Every week in this pandemic, the Episcopal Church’s bishops and their senior staff have a thirty minute briefing from leaders around the wider church. Most of us tune in for it.
For me the most useful bits have come from hearing observations from a woman who coordinates ERD’s disaster response teams. (ERD=Episcopal Relief and Development) What she shares comes from hard won experience responding to epidemics, earthquakes, fires, famine and storms around the world. There’s a common arc in the emotional response to disasters and in the recovery efforts. Her insights have often helped me anticipate weeks in advance what will be coming next for the community.
So this week she pointed something out that’s worth sharing here and more broadly. During a crisis, in addition to the added stress of responding to the specific consequences of the crisis, it’s important to remember that pre-existing stressors don’t disappear. If your relationships were in trouble before, well, they’re still in trouble now. If your finances were precarious before, they’re precarious now too. Etc.
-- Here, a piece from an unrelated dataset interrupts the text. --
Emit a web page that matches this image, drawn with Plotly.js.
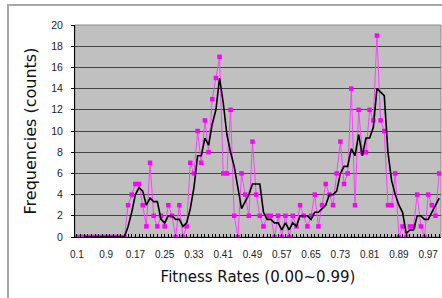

But the thing is, because of the stress of the crisis, the pre-existing worries become bigger and more intense. It’s as if the pandemic has turned the volume up on the entire system. What used to be playing at a 7, is now playing at 11.
Upon reflection, I say “yep”. That’s what I’m seeing too. People and congregations who were struggling are still struggling. Conflict between staff and leadership – yep. Still there, but now with more oomph behind the words and feelings. Broken relationships in the community? Check – and more starkly apparent now.
There’s probably very little you can do right now to turn down the volume. But keeping in mind that things are somewhat artificially more dramatic given the circumstances, perhaps you can lower your worry about the drama a bit.
And every little bit helps – so I hope this observation/warning helps you too.